Perros que ladran en inglés, una estudiante de intercambio, el joven Atari y toda la magia del stop-motion. “Isla de Perros” es una carta de amor a los chuchos, resulta evidente (incluso los planos que vemos desde la perspectiva de los perros carecen de cromatismo verde y rojo, tonalidades que estos animales no pueden percibir), pero la cinta no se acomoda en la belleza de sus planos y diseños, y escala incansable hacia planteamientos más arriesgados y subversivos (en estos tiempos de desidia ideológica y pereza cultural). Anderson levanta la voz para articular un rotundo no a los abusos del poder, mientras se esfuerza en enfatizar la importancia de la solidaridad, la unión popular y la ecología. A través de los valores que representan los perros, se diseña una resistencia revolucionaria alimentada con la esencia humanista del cine de Akira Kurosawa, Yasujiro Ozu y Hayao Miyazaki. La animación stop-motion y la tradicional (varias secuencias de dibujos animados emulan las emisiones de la televisión japonesa; una caricatura que pone en evidencia la manipulación que sufren los medios de comunicación de masas) se fusionan con los aromas nipones y los sonidos del teatro kabuki, para confeccionar un relato alentador de lucha y contraataque: una llamada al alzamiento. En el sucio, gris y degradado entorno posindustrial de “Isla de Perros”, entre los ecos de la experimentación y el maltrato animal, se gesta una esperanza inspiradora, capaz de arrastrarnos con ella.

Manu Castro
@ManuCastroLSO
(25-04-2018)

 

• Lo mejor: El optimismo de su mensaje. El diseño artístico de la película.
• Lo peor: La (evitable) comparación con “Fantástico Sr. Fox”.

 

 

 

Título Original: Isle of Dogs | Género: Animación / Aventura / Comedia | Nacionalidad: USA / Alemania | Director: Wes Anderson | Actores: Bryan Cranston, Koyu Rankin, Edward Norton | Productor: Wes Anderson, Jeremy Dawson, Steven Rales | Guión: Wes Anderson, Roman Coppola, Jason Schwartzman, Kunichi Nomura | Fotografía: Tristan Oliver | Música: Alexandre Desplat | Montaje: Edward Bursch, Ralph Foster, Andrew Weisblum

 

Sinopsis: Un Japón distópico, dentro de 20 años. La saturación canina ha alcanzado proporciones de epidemia en Megasaki. Un brote de gripe canina se propaga, por eso, el alcalde Kobayashi dicta una orden de emergencia decretando la cuarentena. Isla Basura es el lugar donde se evacua a todos los perros.
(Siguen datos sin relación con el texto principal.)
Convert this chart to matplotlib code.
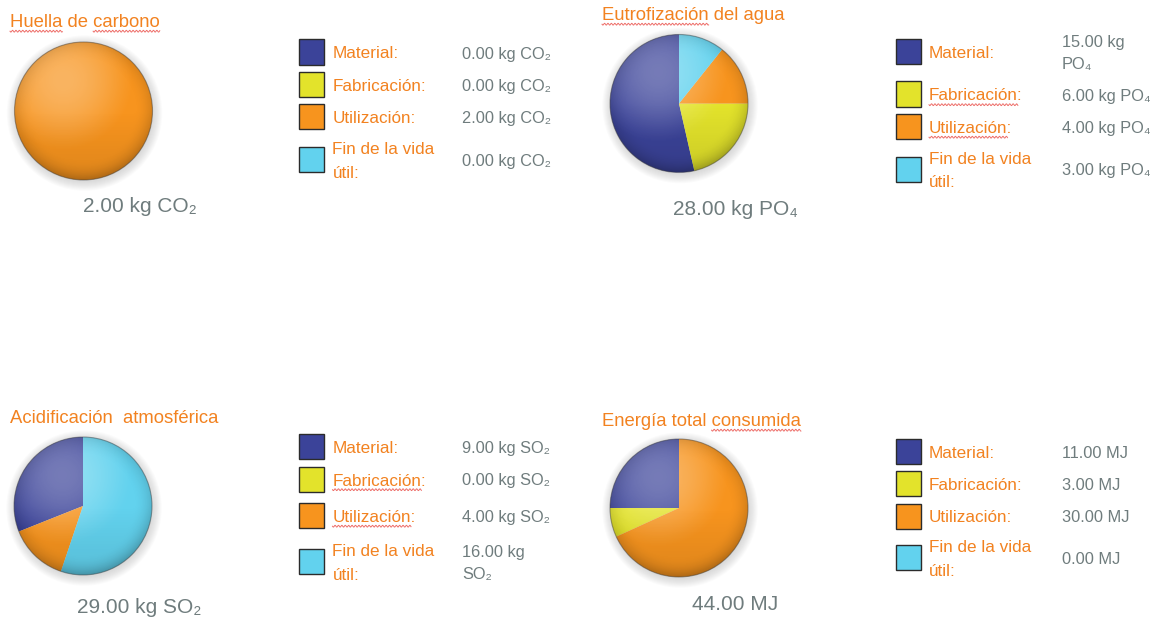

Allí, un grupo de aterradores perros alfa, encabezados por Chief, ha perdido toda esperanza de volver con sus dueños. Hasta que un día aparece Atari, un niño de 12 años, sobrino del malvado alcalde, que llega hasta la isla pilotando un avión. Su objetivo es buscar a su perro Spots. Esté donde esté, el niño y la manada perruna lo encontrarán.